Ed provides some help to know all available commands: type "h"
The set of commands is provided by the debugging API of Ed
Using the showDebuggerError command, Ed shows the debugger failure that led you here, and the debugDebugger command opens a new Ed on the debugger failure.

Can Ed fail?

Yes, it can. Any program can. In case Ed fails, the system fallsback to the original emergency evaluator. For now, a failure in Ed should not block you. For instance, imagine that you get a debugger failure while debugging an exception in your domain code. First, Ed will open on your exception (not the debugger failure) so that you can debug your code. Second, if an exception is raised from within Ed and that it breaks Ed, the emergency evaluator will open on your exception again. Debugging the debugger is not going to be on your soulders, and you can focus on your bugs!

Note that, in the future, this last part is something we are going to improve to bring more flexibility to developers. Settings will enable the debugging of debugger failures or disable them to try to always find a debugger that can debug your exceptions.

Additionaly, the default emergency debugger can now be selected in the settings. You can choose if you wish to experiment Ed or to stay with the old emergency evaluator:

Ed is a prototype, but it moves fast!

Ed is still a prototype, and it needs better testing and experimentation. For instance, it still has system dependencies that can be removed, it has code that can be improved.

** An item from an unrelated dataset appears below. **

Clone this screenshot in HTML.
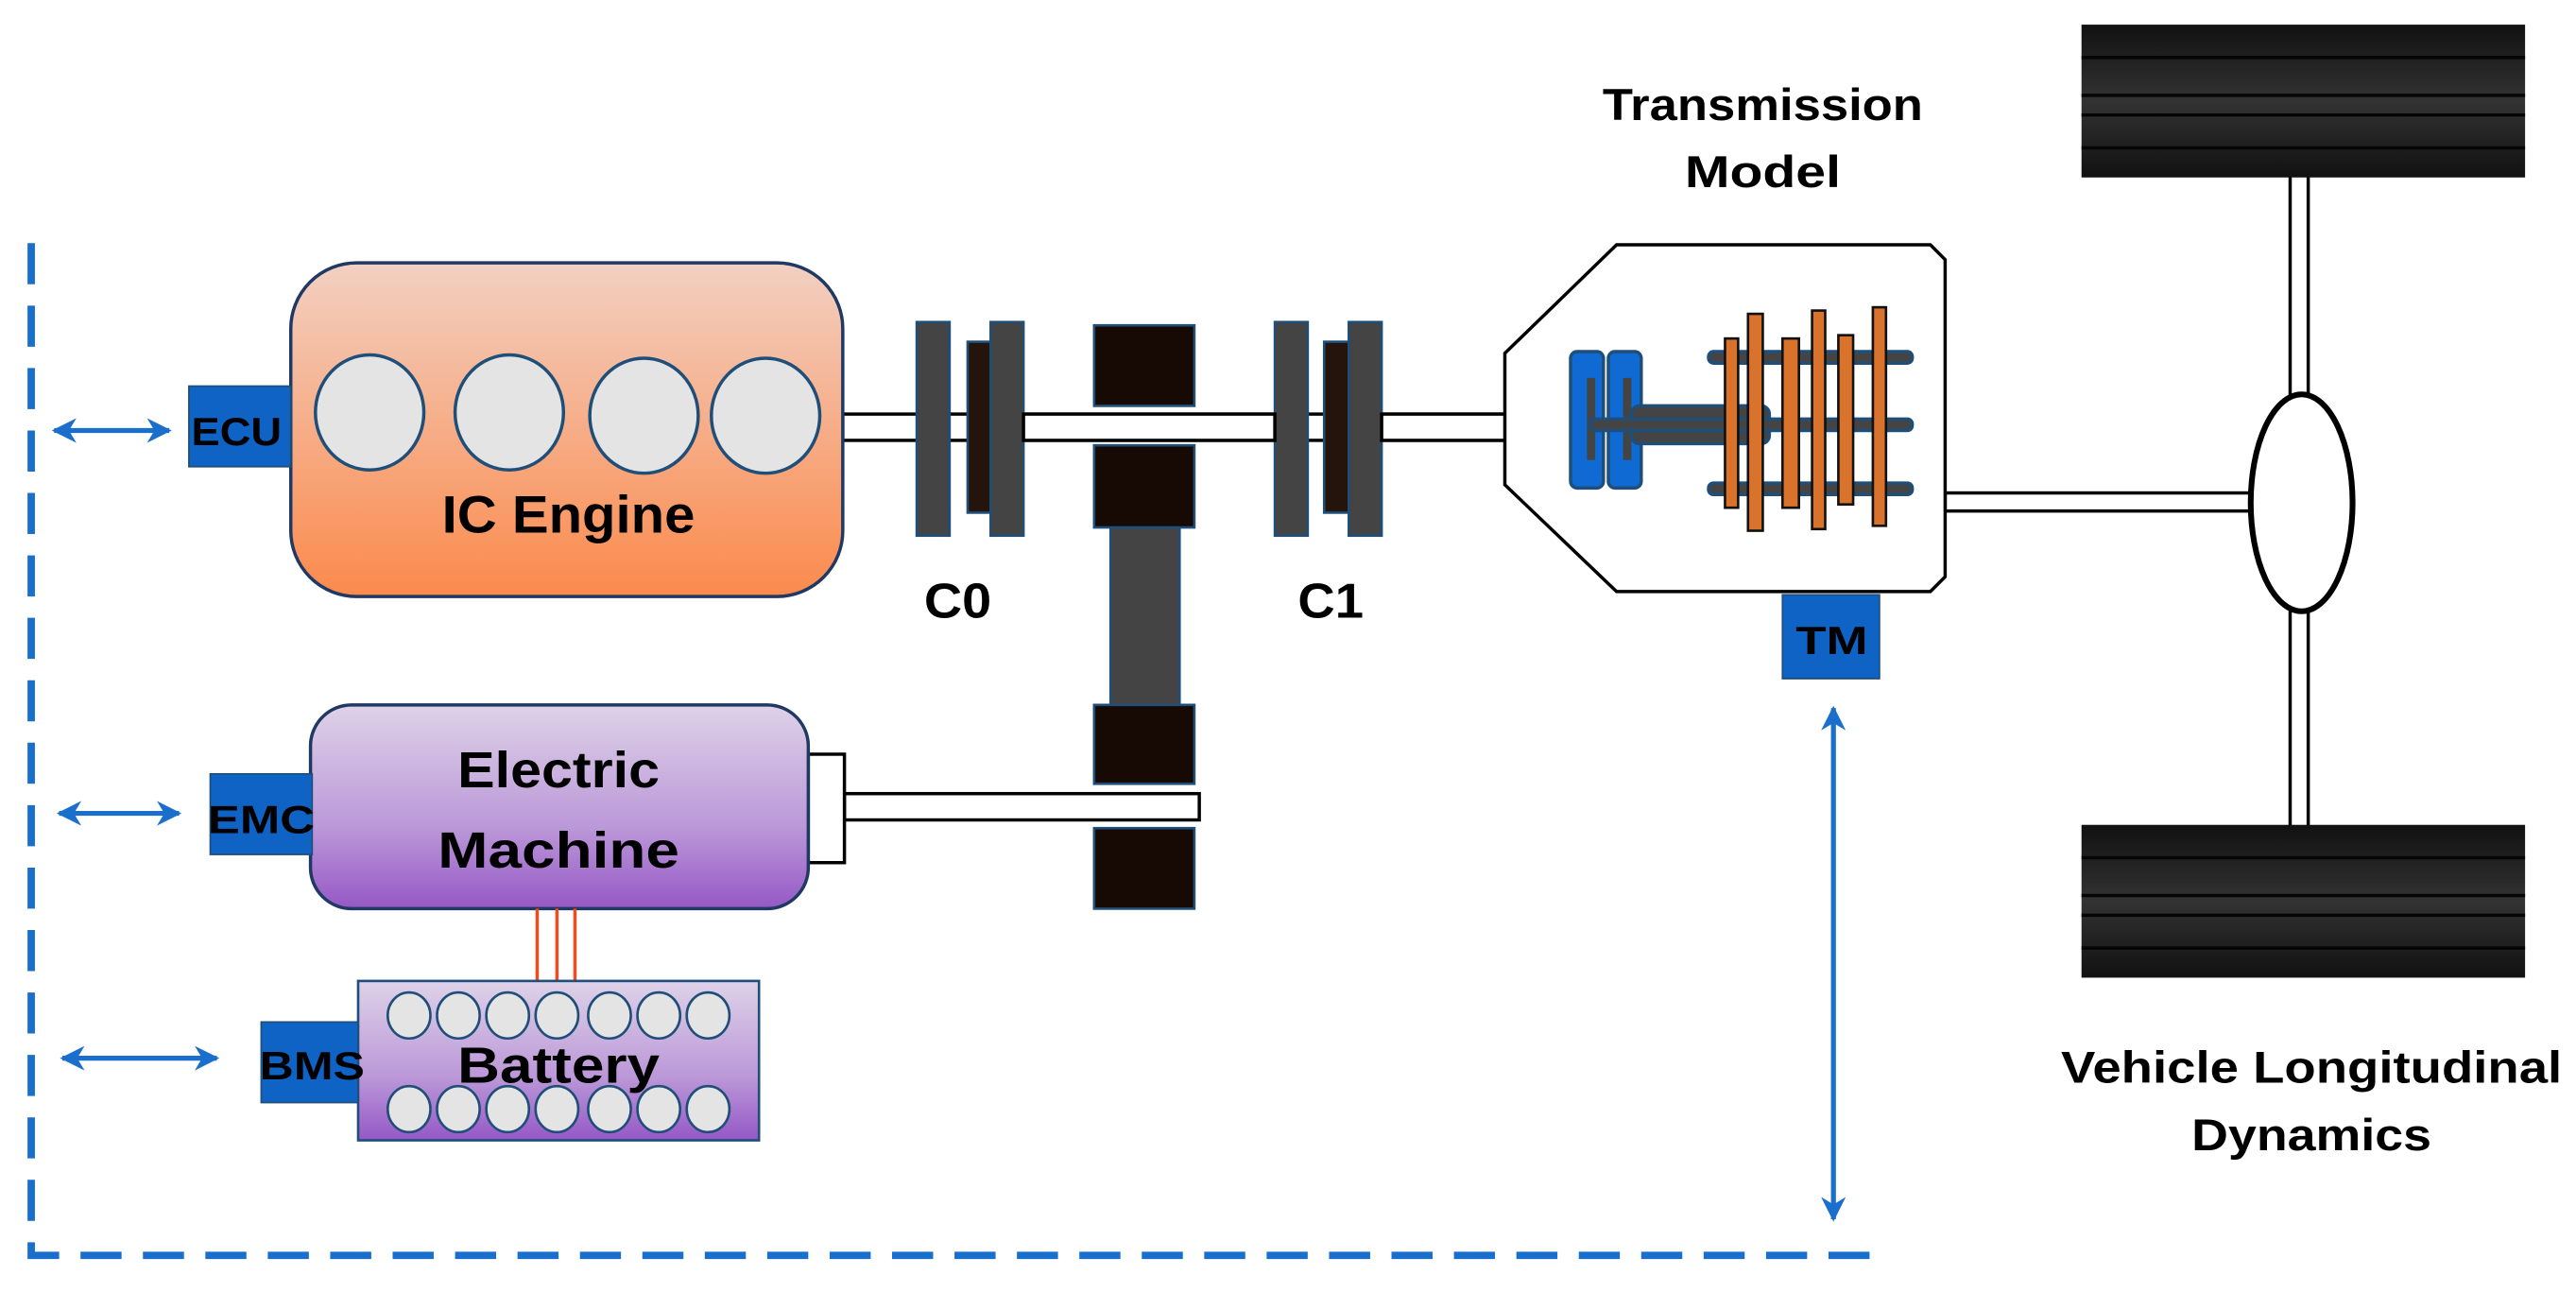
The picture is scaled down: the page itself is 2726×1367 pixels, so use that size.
<!DOCTYPE html>
<html><head><meta charset="utf-8"><style>
html,body{margin:0;padding:0;background:#fff;}
svg{display:block;}
text{font-family:"Liberation Sans",sans-serif;font-weight:bold;fill:#000;}
</style></head><body>
<svg width="2726" height="1367" viewBox="0 0 1568 786.3" preserveAspectRatio="none" xmlns="http://www.w3.org/2000/svg">
<defs>
<linearGradient id="eng" x1="0" y1="0" x2="0" y2="1"><stop offset="0" stop-color="#f2d0c2"/><stop offset="1" stop-color="#fb8a4c"/></linearGradient>
<linearGradient id="em" x1="0" y1="0" x2="0" y2="1"><stop offset="0" stop-color="#ded2e8"/><stop offset="0.6" stop-color="#bb98d8"/><stop offset="1" stop-color="#9558c6"/></linearGradient>
<linearGradient id="tire" x1="0" y1="0" x2="0" y2="1"><stop offset="0" stop-color="#111"/><stop offset="0.5" stop-color="#333"/><stop offset="1" stop-color="#111"/></linearGradient>
<marker id="ah" viewBox="0 0 10 10" refX="9" refY="5" markerWidth="5" markerHeight="5" orient="auto-start-reverse"><path d="M0,0L10,5L0,10L3,5z" fill="#1a6fcc"/></marker>
</defs>
<path d="M19,148 L19,764 L1146,764" fill="none" stroke="#1a6fcc" stroke-width="4.5" stroke-dasharray="25,13"/>
<g stroke="#1a6fcc" stroke-width="3" fill="none" marker-start="url(#ah)" marker-end="url(#ah)">
<line x1="33" y1="262" x2="103" y2="262"/>
<line x1="36" y1="495" x2="109" y2="495"/>
<line x1="38" y1="644" x2="132" y2="644"/>
<line x1="1116" y1="431" x2="1116" y2="742"/>
</g>
<rect x="513" y="252" width="444" height="16" fill="#fff" stroke="#000" stroke-width="2"/>
<rect x="514" y="483" width="216" height="16" fill="#fff" stroke="#000" stroke-width="2"/>
<rect x="492" y="459" width="22" height="66" fill="#fff" stroke="#000" stroke-width="2"/>
<rect x="1184" y="300" width="186" height="11" fill="#fff" stroke="#000" stroke-width="2"/>
<rect x="1394" y="105" width="11" height="140" fill="#fff" stroke="#000" stroke-width="2"/>
<rect x="1394" y="370" width="11" height="135" fill="#fff" stroke="#000" stroke-width="2"/>
<rect x="177" y="160" width="336" height="203" rx="40" fill="url(#eng)" stroke="#1f3864" stroke-width="2"/>
<g fill="#e4e4e4" stroke="#1f4e79" stroke-width="2">
<ellipse cx="225" cy="251" rx="33" ry="35"/><ellipse cx="310" cy="251" rx="33" ry="35"/><ellipse cx="392" cy="253" rx="33" ry="35"/><ellipse cx="466" cy="253" rx="33" ry="35"/>
</g>
<text x="346" y="324" font-size="32" text-anchor="middle" textLength="154" lengthAdjust="spacingAndGlyphs">IC Engine</text>
<rect x="115" y="235" width="62" height="49" fill="#0f63c4" stroke="#1f4e79"/>
<text x="144" y="271" font-size="24" text-anchor="middle" textLength="55" lengthAdjust="spacingAndGlyphs">ECU</text>
<g stroke="#1f4e79" stroke-width="1.5">
<rect x="558" y="196" width="20" height="130" fill="#444"/>
<rect x="589" y="208" width="16" height="104" fill="#24140c"/>
<rect x="603" y="196" width="20" height="130" fill="#444"/>
<rect x="776" y="196" width="20" height="130" fill="#444"/>
<rect x="806" y="208" width="17" height="104" fill="#24140c"/>
<rect x="821" y="196" width="20" height="130" fill="#444"/>
<rect x="676" y="321" width="42" height="110" fill="#444"/>
<rect x="666" y="198" width="61" height="49" fill="#170a05"/>
<rect x="666" y="271" width="61" height="50" fill="#170a05"/>
<rect x="666" y="429" width="61" height="48" fill="#170a05"/>
<rect x="666" y="504" width="61" height="49" fill="#170a05"/>
</g>
<rect x="623" y="252" width="153" height="16" fill="#fff" stroke="#000" stroke-width="2"/>
<rect x="841" y="252" width="116" height="16" fill="#fff" stroke="#000" stroke-width="2"/>
<text x="583" y="376" font-size="30" text-anchor="middle" textLength="41" lengthAdjust="spacingAndGlyphs">C0</text>
<text x="810" y="376" font-size="30" text-anchor="middle" textLength="40" lengthAdjust="spacingAndGlyphs">C1</text>
<rect x="189" y="429" width="303" height="124" rx="25" fill="url(#em)" stroke="#1f3864" stroke-width="2"/>
<text x="340" y="479" font-size="31" text-anchor="middle" textLength="123" lengthAdjust="spacingAndGlyphs">Electric</text>
<text x="340" y="528" font-size="31" text-anchor="middle" textLength="147" lengthAdjust="spacingAndGlyphs">Machine</text>
<rect x="128" y="471" width="62" height="49" fill="#0f63c4" stroke="#1f4e79"/>
<text x="159" y="507" font-size="24" text-anchor="middle" textLength="65" lengthAdjust="spacingAndGlyphs">EMC</text>
<g stroke="#f24a1a" stroke-width="2"><line x1="327" y1="553" x2="327" y2="597"/><line x1="339" y1="553" x2="339" y2="597"/><line x1="350" y1="553" x2="350" y2="597"/></g>
<rect x="218" y="597" width="244" height="97" fill="url(#em)" stroke="#1f4e79" stroke-width="1.5"/>
<g fill="#e4e4e4" stroke="#1f4e79" stroke-width="1.5">
<ellipse cx="249" cy="618" rx="13" ry="14"/><ellipse cx="279" cy="618" rx="13" ry="14"/><ellipse cx="309" cy="618" rx="13" ry="14"/><ellipse cx="339" cy="618" rx="13" ry="14"/><ellipse cx="371" cy="618" rx="13" ry="14"/><ellipse cx="401" cy="618" rx="13" ry="14"/><ellipse cx="431" cy="618" rx="13" ry="14"/>
<ellipse cx="249" cy="675" rx="13" ry="14"/><ellipse cx="279" cy="675" rx="13" ry="14"/><ellipse cx="309" cy="675" rx="13" ry="14"/><ellipse cx="339" cy="675" rx="13" ry="14"/><ellipse cx="371" cy="675" rx="13" ry="14"/><ellipse cx="401" cy="675" rx="13" ry="14"/><ellipse cx="431" cy="675" rx="13" ry="14"/>
</g>
<text x="340" y="659" font-size="31" text-anchor="middle" textLength="123" lengthAdjust="spacingAndGlyphs">Battery</text>
<rect x="159" y="622" width="59" height="49" fill="#0f63c4" stroke="#1f4e79"/>
<text x="190" y="657" font-size="24" text-anchor="middle" textLength="64" lengthAdjust="spacingAndGlyphs">BMS</text>
<text x="1073" y="73" font-size="27" text-anchor="middle" textLength="195" lengthAdjust="spacingAndGlyphs">Transmission</text>
<text x="1073" y="114" font-size="27" text-anchor="middle" textLength="95" lengthAdjust="spacingAndGlyphs">Model</text>
<polygon points="984,149 1175,149 1184,158 1184,351 1175,360 984,360 916,295 916,215" fill="#fff" stroke="#000" stroke-width="2"/>
<g stroke="#1f4e79" stroke-width="2">
<rect x="956" y="214" width="20" height="83" rx="4" fill="#0f6ad4"/>
<rect x="979" y="214" width="20" height="83" rx="4" fill="#0f6ad4"/>
<rect x="966" y="230" width="5" height="50" fill="#444" stroke="none"/>
<rect x="988" y="230" width="5" height="50" fill="#444" stroke="none"/>
<rect x="993" y="247" width="84" height="23" rx="5" fill="#444"/>
<rect x="1040" y="214" width="124" height="7" rx="3" fill="#444"/>
<rect x="968" y="255" width="196" height="7" rx="3" fill="#444"/>
<rect x="1040" y="294" width="124" height="7" rx="3" fill="#444"/>
</g>
<g fill="#d9722a" stroke="#111" stroke-width="1.5">
<rect x="1050" y="206" width="8" height="103"/>
<rect x="1064" y="191" width="9" height="132"/>
<rect x="1085" y="206" width="10" height="103"/>
<rect x="1103" y="189" width="8" height="133"/>
<rect x="1119" y="204" width="9" height="103"/>
<rect x="1140" y="187" width="8" height="133"/>
</g>
<rect x="1085" y="362" width="59" height="51" fill="#0f63c4" stroke="#1f4e79"/>
<text x="1115" y="398" font-size="24" text-anchor="middle" font-weight="normal" textLength="44" lengthAdjust="spacingAndGlyphs">TM</text>
<ellipse cx="1401" cy="306" rx="31" ry="66" fill="#fff" stroke="#000" stroke-width="3.5"/>
<rect x="1267" y="15" width="270" height="93" fill="url(#tire)"/>
<rect x="1267" y="502" width="270" height="93" fill="url(#tire)"/>
<g stroke="#050505" stroke-width="2">
<line x1="1267" y1="35" x2="1537" y2="35"/><line x1="1267" y1="58" x2="1537" y2="58"/><line x1="1267" y1="70" x2="1537" y2="70"/><line x1="1267" y1="90" x2="1537" y2="90"/>
<line x1="1267" y1="522" x2="1537" y2="522"/><line x1="1267" y1="545" x2="1537" y2="545"/><line x1="1267" y1="557" x2="1537" y2="557"/><line x1="1267" y1="577" x2="1537" y2="577"/>
</g>
<text x="1407" y="659" font-size="27" text-anchor="middle" textLength="305" lengthAdjust="spacingAndGlyphs">Vehicle Longitudinal</text>
<text x="1407" y="700" font-size="27" text-anchor="middle" textLength="146" lengthAdjust="spacingAndGlyphs">Dynamics</text>
</svg>
</body></html>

In the end, the goal is also to give users a read-eval-print-loop prompt with a strong debugging API. For now, Ed only has it’s minimal emergency API. However, it has been designed in a way that its API is extensible by additional tools, improving Ed’s potential capabilities. In the future, we want to explore remote debugging with Ed. For instance, Ed could act as a minimal debugging infrastructure that you can remotely connect to through an simple http connection. And if your debugging needs grow, Ed could receive a bytecode upload containing new debugging tools and API. We will experiment and explore this in future articles about debugging IOT devices.